▶ _DATA SEGMENT_:
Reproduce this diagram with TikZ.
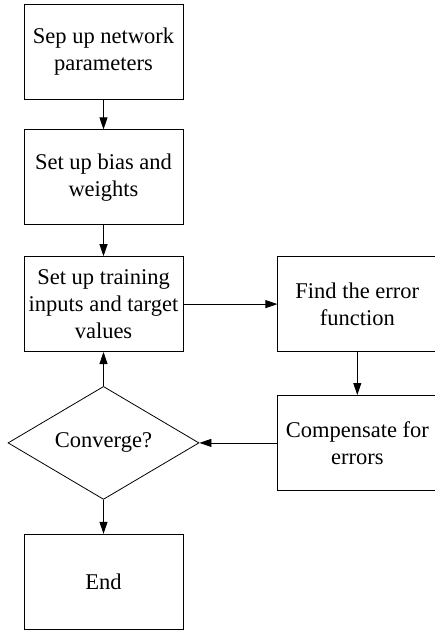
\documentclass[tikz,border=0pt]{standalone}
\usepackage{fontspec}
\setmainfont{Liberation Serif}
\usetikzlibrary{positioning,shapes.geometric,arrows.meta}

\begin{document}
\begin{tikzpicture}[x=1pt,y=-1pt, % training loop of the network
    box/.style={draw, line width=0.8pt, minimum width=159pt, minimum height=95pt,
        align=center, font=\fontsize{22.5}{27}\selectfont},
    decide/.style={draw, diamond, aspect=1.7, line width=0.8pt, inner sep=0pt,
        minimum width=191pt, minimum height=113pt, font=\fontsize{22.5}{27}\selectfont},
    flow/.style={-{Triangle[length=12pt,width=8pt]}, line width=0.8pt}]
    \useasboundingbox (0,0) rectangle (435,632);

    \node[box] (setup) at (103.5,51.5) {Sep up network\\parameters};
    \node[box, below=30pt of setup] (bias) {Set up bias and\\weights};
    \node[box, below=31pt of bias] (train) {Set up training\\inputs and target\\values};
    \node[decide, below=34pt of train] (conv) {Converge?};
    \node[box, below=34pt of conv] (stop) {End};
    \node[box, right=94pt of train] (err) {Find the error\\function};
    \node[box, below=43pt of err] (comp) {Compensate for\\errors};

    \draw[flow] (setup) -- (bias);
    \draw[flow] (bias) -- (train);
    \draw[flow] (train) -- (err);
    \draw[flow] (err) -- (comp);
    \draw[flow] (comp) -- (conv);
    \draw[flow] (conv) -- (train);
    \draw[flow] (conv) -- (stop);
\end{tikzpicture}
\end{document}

▶ _OBJECTIVE_: Leave out any pictures and return exactly the lines from the beginning of the data through the line with "(0,0) rectangle (435,632);", inclusive.

▶ _ANSWER TO THE PROBLEM_:
Reproduce this diagram with TikZ.
\documentclass[tikz,border=0pt]{standalone}
\usepackage{fontspec}
\setmainfont{Liberation Serif}
\usetikzlibrary{positioning,shapes.geometric,arrows.meta}

\begin{document}
\begin{tikzpicture}[x=1pt,y=-1pt, % training loop of the network
    box/.style={draw, line width=0.8pt, minimum width=159pt, minimum height=95pt,
        align=center, font=\fontsize{22.5}{27}\selectfont},
    decide/.style={draw, diamond, aspect=1.7, line width=0.8pt, inner sep=0pt,
        minimum width=191pt, minimum height=113pt, font=\fontsize{22.5}{27}\selectfont},
    flow/.style={-{Triangle[length=12pt,width=8pt]}, line width=0.8pt}]
    \useasboundingbox (0,0) rectangle (435,632);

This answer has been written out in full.